AIM OF THE TASK
Return the material word for word. Do not include the pictures.

——————————

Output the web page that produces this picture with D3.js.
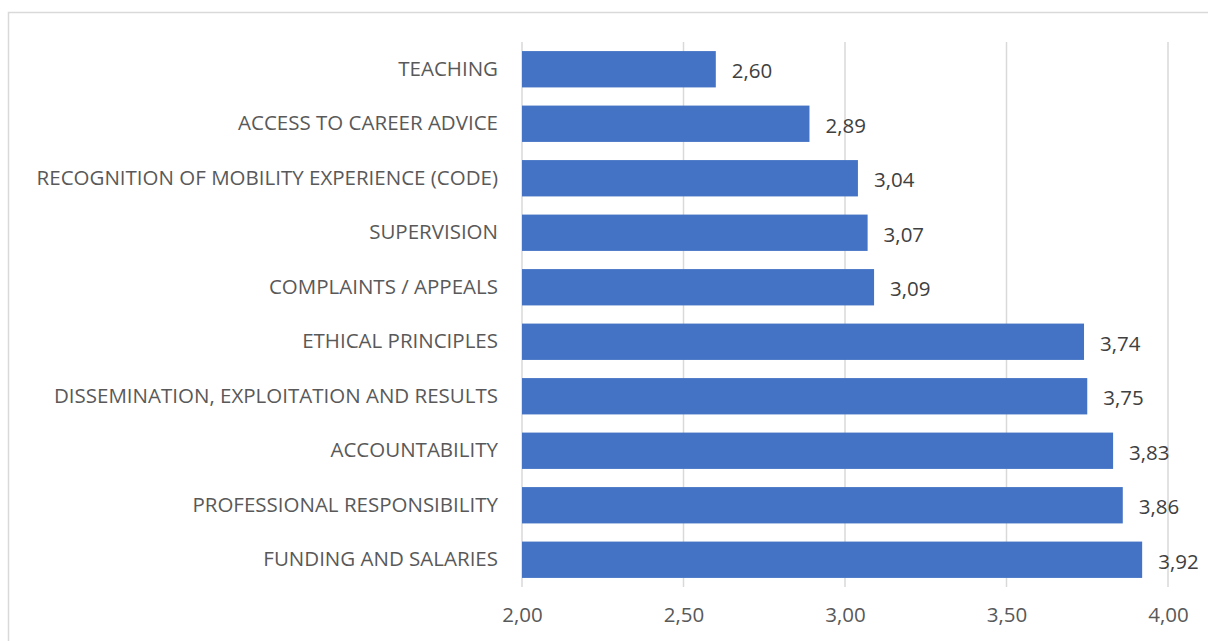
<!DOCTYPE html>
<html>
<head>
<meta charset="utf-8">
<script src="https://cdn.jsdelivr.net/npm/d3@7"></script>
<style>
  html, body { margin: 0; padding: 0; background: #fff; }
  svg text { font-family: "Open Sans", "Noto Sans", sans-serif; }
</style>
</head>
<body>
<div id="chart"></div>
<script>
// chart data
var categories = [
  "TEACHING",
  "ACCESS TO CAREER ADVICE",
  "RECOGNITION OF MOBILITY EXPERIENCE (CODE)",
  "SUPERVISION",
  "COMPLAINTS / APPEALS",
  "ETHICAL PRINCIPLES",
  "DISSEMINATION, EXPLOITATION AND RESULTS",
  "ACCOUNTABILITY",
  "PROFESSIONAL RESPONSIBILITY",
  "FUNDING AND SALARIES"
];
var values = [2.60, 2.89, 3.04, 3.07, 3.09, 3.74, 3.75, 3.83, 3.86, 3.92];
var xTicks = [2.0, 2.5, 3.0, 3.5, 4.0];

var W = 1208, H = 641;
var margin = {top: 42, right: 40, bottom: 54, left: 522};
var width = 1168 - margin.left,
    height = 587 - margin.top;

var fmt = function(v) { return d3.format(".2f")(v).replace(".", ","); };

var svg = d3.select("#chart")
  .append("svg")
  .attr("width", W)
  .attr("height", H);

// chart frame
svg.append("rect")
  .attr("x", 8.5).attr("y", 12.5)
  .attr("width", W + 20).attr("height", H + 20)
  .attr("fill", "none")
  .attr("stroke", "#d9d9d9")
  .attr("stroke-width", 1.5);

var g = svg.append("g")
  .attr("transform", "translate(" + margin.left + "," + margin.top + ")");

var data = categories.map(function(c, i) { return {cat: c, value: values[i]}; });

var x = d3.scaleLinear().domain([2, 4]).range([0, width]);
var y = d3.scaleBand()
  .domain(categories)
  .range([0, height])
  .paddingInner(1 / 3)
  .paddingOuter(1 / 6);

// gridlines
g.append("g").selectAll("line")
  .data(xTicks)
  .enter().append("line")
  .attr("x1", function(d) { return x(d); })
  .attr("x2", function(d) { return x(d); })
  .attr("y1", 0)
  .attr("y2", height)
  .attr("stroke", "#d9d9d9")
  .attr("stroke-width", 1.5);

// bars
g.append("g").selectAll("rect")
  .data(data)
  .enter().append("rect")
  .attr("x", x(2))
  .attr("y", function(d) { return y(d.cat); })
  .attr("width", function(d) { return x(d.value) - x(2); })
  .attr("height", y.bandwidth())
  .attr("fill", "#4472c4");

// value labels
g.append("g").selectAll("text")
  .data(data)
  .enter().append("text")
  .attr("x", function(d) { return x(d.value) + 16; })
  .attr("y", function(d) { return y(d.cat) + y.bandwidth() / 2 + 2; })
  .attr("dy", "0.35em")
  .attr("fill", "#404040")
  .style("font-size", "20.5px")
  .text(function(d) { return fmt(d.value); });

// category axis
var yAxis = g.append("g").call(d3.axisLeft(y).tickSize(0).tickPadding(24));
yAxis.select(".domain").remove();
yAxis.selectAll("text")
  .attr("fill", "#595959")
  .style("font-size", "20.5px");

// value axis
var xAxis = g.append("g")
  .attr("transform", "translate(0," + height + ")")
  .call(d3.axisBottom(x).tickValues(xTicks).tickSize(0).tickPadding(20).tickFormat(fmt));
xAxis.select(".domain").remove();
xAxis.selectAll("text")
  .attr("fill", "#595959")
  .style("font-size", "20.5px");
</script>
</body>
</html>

——————————

ANSWER IN FULL
Output the web page that produces this picture with D3.js.
<!DOCTYPE html>
<html>
<head>
<meta charset="utf-8">
<script src="https://cdn.jsdelivr.net/npm/d3@7"></script>
<style>
  html, body { margin: 0; padding: 0; background: #fff; }
  svg text { font-family: "Open Sans", "Noto Sans", sans-serif; }
</style>
</head>
<body>
<div id="chart"></div>
<script>
// chart data
var categories = [
  "TEACHING",
  "ACCESS TO CAREER ADVICE",
  "RECOGNITION OF MOBILITY EXPERIENCE (CODE)",
  "SUPERVISION",
  "COMPLAINTS / APPEALS",
  "ETHICAL PRINCIPLES",
  "DISSEMINATION, EXPLOITATION AND RESULTS",
  "ACCOUNTABILITY",
  "PROFESSIONAL RESPONSIBILITY",
  "FUNDING AND SALARIES"
];
var values = [2.60, 2.89, 3.04, 3.07, 3.09, 3.74, 3.75, 3.83, 3.86, 3.92];
var xTicks = [2.0, 2.5, 3.0, 3.5, 4.0];

var W = 1208, H = 641;
var margin = {top: 42, right: 40, bottom: 54, left: 522};
var width = 1168 - margin.left,
    height = 587 - margin.top;

var fmt = function(v) { return d3.format(".2f")(v).replace(".", ","); };

var svg = d3.select("#chart")
  .append("svg")
  .attr("width", W)
  .attr("height", H);

// chart frame
svg.append("rect")
  .attr("x", 8.5).attr("y", 12.5)
  .attr("width", W + 20).attr("height", H + 20)
  .attr("fill", "none")
  .attr("stroke", "#d9d9d9")
  .attr("stroke-width", 1.5);

var g = svg.append("g")
  .attr("transform", "translate(" + margin.left + "," + margin.top + ")");

var data = categories.map(function(c, i) { return {cat: c, value: values[i]}; });

var x = d3.scaleLinear().domain([2, 4]).range([0, width]);
var y = d3.scaleBand()
  .domain(categories)
  .range([0, height])
  .paddingInner(1 / 3)
  .paddingOuter(1 / 6);

// gridlines
g.append("g").selectAll("line")
  .data(xTicks)
  .enter().append("line")
  .attr("x1", function(d) { return x(d); })
  .attr("x2", function(d) { return x(d); })
  .attr("y1", 0)
  .attr("y2", height)
  .attr("stroke", "#d9d9d9")
  .attr("stroke-width", 1.5);

// bars
g.append("g").selectAll("rect")
  .data(data)
  .enter().append("rect")
  .attr("x", x(2))
  .attr("y", function(d) { return y(d.cat); })
  .attr("width", function(d) { return x(d.value) - x(2); })
  .attr("height", y.bandwidth())
  .attr("fill", "#4472c4");

// value labels
g.append("g").selectAll("text")
  .data(data)
  .enter().append("text")
  .attr("x", function(d) { return x(d.value) + 16; })
  .attr("y", function(d) { return y(d.cat) + y.bandwidth() / 2 + 2; })
  .attr("dy", "0.35em")
  .attr("fill", "#404040")
  .style("font-size", "20.5px")
  .text(function(d) { return fmt(d.value); });

// category axis
var yAxis = g.append("g").call(d3.axisLeft(y).tickSize(0).tickPadding(24));
yAxis.select(".domain").remove();
yAxis.selectAll("text")
  .attr("fill", "#595959")
  .style("font-size", "20.5px");

// value axis
var xAxis = g.append("g")
  .attr("transform", "translate(0," + height + ")")
  .call(d3.axisBottom(x).tickValues(xTicks).tickSize(0).tickPadding(20).tickFormat(fmt));
xAxis.select(".domain").remove();
xAxis.selectAll("text")
  .attr("fill", "#595959")
  .style("font-size", "20.5px");
</script>
</body>
</html>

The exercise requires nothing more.